→ Exercise directions
Quote all of the data that follows exactly as written, skipping the images.
"""
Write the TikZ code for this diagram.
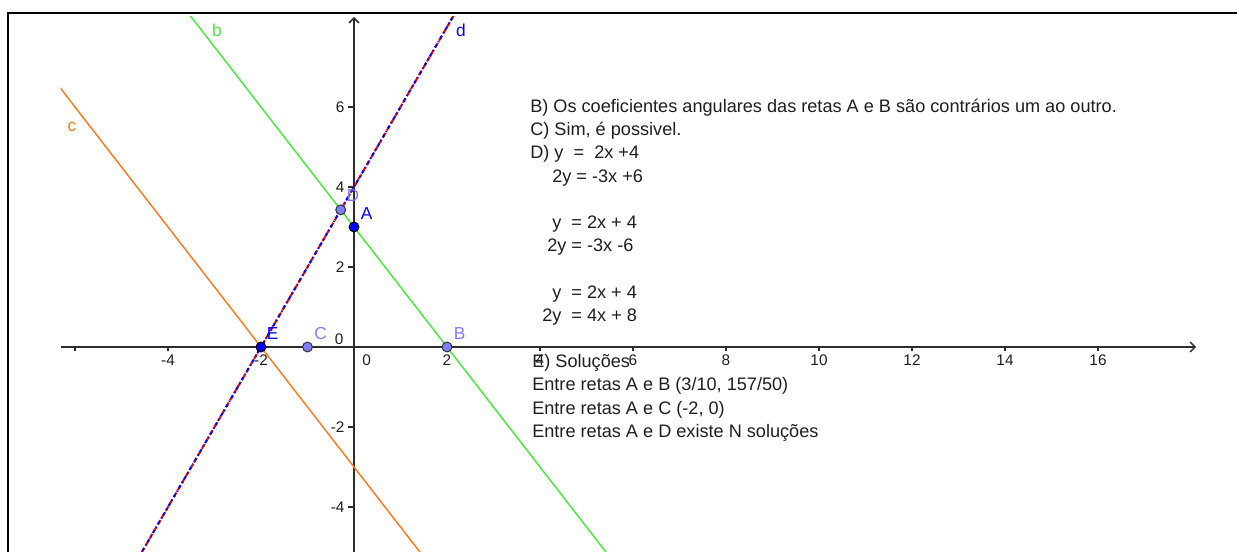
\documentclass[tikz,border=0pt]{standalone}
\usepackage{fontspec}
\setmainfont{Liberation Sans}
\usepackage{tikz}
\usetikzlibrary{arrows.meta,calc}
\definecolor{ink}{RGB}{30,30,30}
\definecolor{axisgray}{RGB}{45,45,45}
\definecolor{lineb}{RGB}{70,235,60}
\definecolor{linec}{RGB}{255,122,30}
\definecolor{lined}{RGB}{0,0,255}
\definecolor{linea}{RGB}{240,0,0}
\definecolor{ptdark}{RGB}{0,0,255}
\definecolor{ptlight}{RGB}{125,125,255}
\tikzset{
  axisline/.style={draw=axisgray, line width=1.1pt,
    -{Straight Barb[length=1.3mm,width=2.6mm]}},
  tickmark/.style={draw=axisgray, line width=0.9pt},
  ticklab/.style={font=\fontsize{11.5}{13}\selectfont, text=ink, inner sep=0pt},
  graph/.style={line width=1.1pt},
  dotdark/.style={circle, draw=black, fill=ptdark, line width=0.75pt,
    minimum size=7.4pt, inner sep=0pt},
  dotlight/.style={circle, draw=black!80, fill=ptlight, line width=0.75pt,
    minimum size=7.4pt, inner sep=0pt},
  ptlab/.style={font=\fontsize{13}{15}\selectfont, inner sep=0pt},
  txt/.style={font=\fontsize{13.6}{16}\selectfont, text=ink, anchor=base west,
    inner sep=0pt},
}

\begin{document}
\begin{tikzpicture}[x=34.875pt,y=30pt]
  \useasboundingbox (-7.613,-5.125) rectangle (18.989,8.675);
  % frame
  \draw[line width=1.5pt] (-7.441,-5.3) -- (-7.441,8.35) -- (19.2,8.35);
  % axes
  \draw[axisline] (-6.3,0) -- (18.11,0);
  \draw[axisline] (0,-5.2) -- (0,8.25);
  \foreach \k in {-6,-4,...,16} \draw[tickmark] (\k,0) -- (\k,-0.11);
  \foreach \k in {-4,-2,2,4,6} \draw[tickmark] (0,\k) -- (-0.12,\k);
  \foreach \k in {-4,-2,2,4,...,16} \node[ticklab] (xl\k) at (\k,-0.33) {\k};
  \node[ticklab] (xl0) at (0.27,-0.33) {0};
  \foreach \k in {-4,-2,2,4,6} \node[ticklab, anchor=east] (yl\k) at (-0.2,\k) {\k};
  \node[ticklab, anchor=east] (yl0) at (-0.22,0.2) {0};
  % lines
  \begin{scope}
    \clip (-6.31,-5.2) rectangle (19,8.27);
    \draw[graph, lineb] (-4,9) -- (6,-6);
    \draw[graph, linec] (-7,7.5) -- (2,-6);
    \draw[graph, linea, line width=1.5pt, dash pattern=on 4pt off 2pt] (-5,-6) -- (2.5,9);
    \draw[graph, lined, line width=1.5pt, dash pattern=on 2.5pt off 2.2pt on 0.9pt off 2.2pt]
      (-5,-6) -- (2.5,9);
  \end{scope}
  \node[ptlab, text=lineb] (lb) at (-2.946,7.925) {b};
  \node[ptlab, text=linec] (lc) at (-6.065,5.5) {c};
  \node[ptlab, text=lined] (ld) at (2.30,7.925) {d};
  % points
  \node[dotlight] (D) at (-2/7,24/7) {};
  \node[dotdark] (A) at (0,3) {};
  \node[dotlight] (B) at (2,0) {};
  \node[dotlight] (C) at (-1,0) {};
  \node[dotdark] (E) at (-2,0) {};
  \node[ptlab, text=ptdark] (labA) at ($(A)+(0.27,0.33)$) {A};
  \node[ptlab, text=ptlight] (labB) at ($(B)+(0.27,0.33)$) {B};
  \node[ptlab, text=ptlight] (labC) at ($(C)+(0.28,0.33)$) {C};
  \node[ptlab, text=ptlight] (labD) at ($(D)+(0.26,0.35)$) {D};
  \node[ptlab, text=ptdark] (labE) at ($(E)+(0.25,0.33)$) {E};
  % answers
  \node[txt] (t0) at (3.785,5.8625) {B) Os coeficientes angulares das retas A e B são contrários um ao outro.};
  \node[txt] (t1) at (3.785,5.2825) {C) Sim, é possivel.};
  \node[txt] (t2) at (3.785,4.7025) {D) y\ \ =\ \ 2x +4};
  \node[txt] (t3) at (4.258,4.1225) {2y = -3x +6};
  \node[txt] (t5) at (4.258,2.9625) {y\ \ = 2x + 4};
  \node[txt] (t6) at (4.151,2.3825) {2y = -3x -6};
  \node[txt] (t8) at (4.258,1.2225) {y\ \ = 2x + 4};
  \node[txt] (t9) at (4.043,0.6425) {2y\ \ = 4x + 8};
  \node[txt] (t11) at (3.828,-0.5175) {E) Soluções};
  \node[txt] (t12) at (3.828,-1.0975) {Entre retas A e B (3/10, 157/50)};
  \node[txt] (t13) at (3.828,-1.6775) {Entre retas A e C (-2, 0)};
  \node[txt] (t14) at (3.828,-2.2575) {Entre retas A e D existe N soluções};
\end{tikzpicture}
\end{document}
"""
→ Output for this exercise
Write the TikZ code for this diagram.
\documentclass[tikz,border=0pt]{standalone}
\usepackage{fontspec}
\setmainfont{Liberation Sans}
\usepackage{tikz}
\usetikzlibrary{arrows.meta,calc}
\definecolor{ink}{RGB}{30,30,30}
\definecolor{axisgray}{RGB}{45,45,45}
\definecolor{lineb}{RGB}{70,235,60}
\definecolor{linec}{RGB}{255,122,30}
\definecolor{lined}{RGB}{0,0,255}
\definecolor{linea}{RGB}{240,0,0}
\definecolor{ptdark}{RGB}{0,0,255}
\definecolor{ptlight}{RGB}{125,125,255}
\tikzset{
  axisline/.style={draw=axisgray, line width=1.1pt,
    -{Straight Barb[length=1.3mm,width=2.6mm]}},
  tickmark/.style={draw=axisgray, line width=0.9pt},
  ticklab/.style={font=\fontsize{11.5}{13}\selectfont, text=ink, inner sep=0pt},
  graph/.style={line width=1.1pt},
  dotdark/.style={circle, draw=black, fill=ptdark, line width=0.75pt,
    minimum size=7.4pt, inner sep=0pt},
  dotlight/.style={circle, draw=black!80, fill=ptlight, line width=0.75pt,
    minimum size=7.4pt, inner sep=0pt},
  ptlab/.style={font=\fontsize{13}{15}\selectfont, inner sep=0pt},
  txt/.style={font=\fontsize{13.6}{16}\selectfont, text=ink, anchor=base west,
    inner sep=0pt},
}

\begin{document}
\begin{tikzpicture}[x=34.875pt,y=30pt]
  \useasboundingbox (-7.613,-5.125) rectangle (18.989,8.675);
  % frame
  \draw[line width=1.5pt] (-7.441,-5.3) -- (-7.441,8.35) -- (19.2,8.35);
  % axes
  \draw[axisline] (-6.3,0) -- (18.11,0);
  \draw[axisline] (0,-5.2) -- (0,8.25);
  \foreach \k in {-6,-4,...,16} \draw[tickmark] (\k,0) -- (\k,-0.11);
  \foreach \k in {-4,-2,2,4,6} \draw[tickmark] (0,\k) -- (-0.12,\k);
  \foreach \k in {-4,-2,2,4,...,16} \node[ticklab] (xl\k) at (\k,-0.33) {\k};
  \node[ticklab] (xl0) at (0.27,-0.33) {0};
  \foreach \k in {-4,-2,2,4,6} \node[ticklab, anchor=east] (yl\k) at (-0.2,\k) {\k};
  \node[ticklab, anchor=east] (yl0) at (-0.22,0.2) {0};
  % lines
  \begin{scope}
    \clip (-6.31,-5.2) rectangle (19,8.27);
    \draw[graph, lineb] (-4,9) -- (6,-6);
    \draw[graph, linec] (-7,7.5) -- (2,-6);
    \draw[graph, linea, line width=1.5pt, dash pattern=on 4pt off 2pt] (-5,-6) -- (2.5,9);
    \draw[graph, lined, line width=1.5pt, dash pattern=on 2.5pt off 2.2pt on 0.9pt off 2.2pt]
      (-5,-6) -- (2.5,9);
  \end{scope}
  \node[ptlab, text=lineb] (lb) at (-2.946,7.925) {b};
  \node[ptlab, text=linec] (lc) at (-6.065,5.5) {c};
  \node[ptlab, text=lined] (ld) at (2.30,7.925) {d};
  % points
  \node[dotlight] (D) at (-2/7,24/7) {};
  \node[dotdark] (A) at (0,3) {};
  \node[dotlight] (B) at (2,0) {};
  \node[dotlight] (C) at (-1,0) {};
  \node[dotdark] (E) at (-2,0) {};
  \node[ptlab, text=ptdark] (labA) at ($(A)+(0.27,0.33)$) {A};
  \node[ptlab, text=ptlight] (labB) at ($(B)+(0.27,0.33)$) {B};
  \node[ptlab, text=ptlight] (labC) at ($(C)+(0.28,0.33)$) {C};
  \node[ptlab, text=ptlight] (labD) at ($(D)+(0.26,0.35)$) {D};
  \node[ptlab, text=ptdark] (labE) at ($(E)+(0.25,0.33)$) {E};
  % answers
  \node[txt] (t0) at (3.785,5.8625) {B) Os coeficientes angulares das retas A e B são contrários um ao outro.};
  \node[txt] (t1) at (3.785,5.2825) {C) Sim, é possivel.};
  \node[txt] (t2) at (3.785,4.7025) {D) y\ \ =\ \ 2x +4};
  \node[txt] (t3) at (4.258,4.1225) {2y = -3x +6};
  \node[txt] (t5) at (4.258,2.9625) {y\ \ = 2x + 4};
  \node[txt] (t6) at (4.151,2.3825) {2y = -3x -6};
  \node[txt] (t8) at (4.258,1.2225) {y\ \ = 2x + 4};
  \node[txt] (t9) at (4.043,0.6425) {2y\ \ = 4x + 8};
  \node[txt] (t11) at (3.828,-0.5175) {E) Soluções};
  \node[txt] (t12) at (3.828,-1.0975) {Entre retas A e B (3/10, 157/50)};
  \node[txt] (t13) at (3.828,-1.6775) {Entre retas A e C (-2, 0)};
  \node[txt] (t14) at (3.828,-2.2575) {Entre retas A e D existe N soluções};
\end{tikzpicture}
\end{document}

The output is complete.